Murphy, McCarthy, Coleman, McDonald Top Irish American Baseball Hall of Fame 2016
- Updated: March 18, 2016
Several individuals with Mets ties are among the ten potential honorees as the Irish American Baseball Hall of Fame (IABHOF) has announced those whose names will be on the 2016 induction ballot. They include current and former players, managers, broadcasters, and baseball executives, while voting will be conducted by IABHOF inductees and a panel of baseball historians.
The Mets are well represented, as former Mets radio voices Ed Coleman (now WFAN correspondent) and Tom McCarthy (now Phillies broadcaster), former Met Daniel Murphy (now with the Washington Nationals) and longtime executive Joe McDonald all appear.

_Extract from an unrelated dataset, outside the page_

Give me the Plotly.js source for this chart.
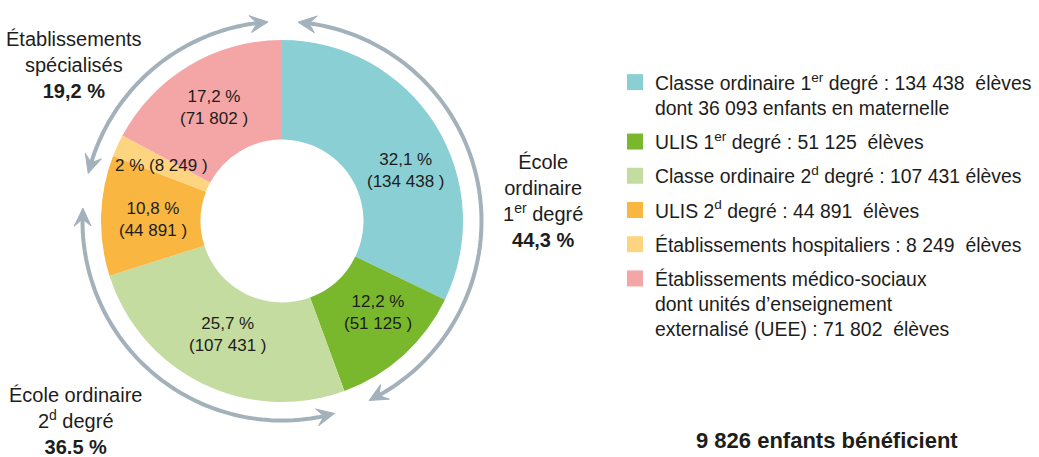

The winners will be announced on March 31st, and the induction ceremony will be held during the baseball season at Foley’s NY Pub & Restaurant (18 W. 33rd St.), home of the IABHOF. The 2016 Irish American Baseball Hall of Fame ballot candidates are:
Current and Former Players
· Kevin Millar: Member of 2004 Red Sox who helped end Boston’s 86-year World Series title drought.
· Daniel Murphy: Former Met whose post-season heroics in 2015 helped propel New York to its first trip to the World Series since 2000.
· Eric Byrnes: Former member of the Oakland A’s and Arizona Diamondbacks, as well as MLB Network contributor.
· Tom McCarthy: Play-by-play announcer for the Philadelphia Phillies’ broadcasts.
· Ed Coleman: Longtime WFAN correspondent for the New York Mets.
· Dave Wills: Play-by-play announcer for the Tampa Bay Rays.
Legends/Hall of Famers
· Andy Leonard: Recognized as the first native of Ireland (Co. Cavan) to play in the Major Leagues.
· Joe McDonald: Longtime executive with the New York Mets.
· Guy Gallagher: Visitors clubhouse manager for the Tampa Bay Rays and chief communications officer for MLB Clubhouse Managers Association.
· Nicole McFadyen: Baltimore Orioles head groundskeeper, the second woman to eve hold such position in MLB.
“This year’s ballot includes two post-season legends (Millar and Murphy), three broadcasters who are still at the top of their game, and only the second woman to be a head groundskeeper in the Major Leagues,” said Shaun Clancy, owner of Foley’s Pub, which features one of the country’s most extensive public displays of baseball memorabilia.
Results of the voting will be announced in April. The induction ceremonies will take place this summer at Foley’s NY Pub & Restaurant (18 W. 33rd St.), home of the Irish American Baseball Hall of Fame. Voters include past inductees into the IABHOF and a distinguished panel of baseball historians.
The Irish American Baseball Hall of Fame will also present its third annual Pete Caldera-Duke Castiglione “I Didn’t Know He Was Irish” Award, which goes to an honoree whose Irish roots are not widely known.
With the blessing of the National Baseball Hall of Fame, Foley’s, a popular destination among baseball players, executives, umpires and fans, created the Irish American Baseball Hall of Fame to recognize players, managers, executives, journalists, and entertainers of Irish descent. Inductees are chosen based on a combination of factors, including impact on the game, popularity on and off the field, contributions to society, connections to the Irish community, and, of course, ancestry.
The game of baseball has welcomed immigrants from its earliest days, when an estimated 30 percent of players claimed Irish heritage. Many of the game’s biggest stars at the turn of the 20th century were Irish immigrants or their descendants, including Michael “King” Kelly, Roger Connor (the home run king before Babe Ruth), Eddie Collins, Big Ed Walsh and managers Connie Mack and John McGraw. Today, major league teams regularly sign players born in Latin America, Japan, Canada, and elsewhere.
Shaun Clancy, an amateur baseball historian, created the Hall after learning about the rich heritage of Irish Americans during the sport’s infancy – a legacy overshadowed in recent years by other ethnicities. He decided to celebrate his roots and those who helped make the game great by creating a shrine to Irish Americans in baseball in 2008.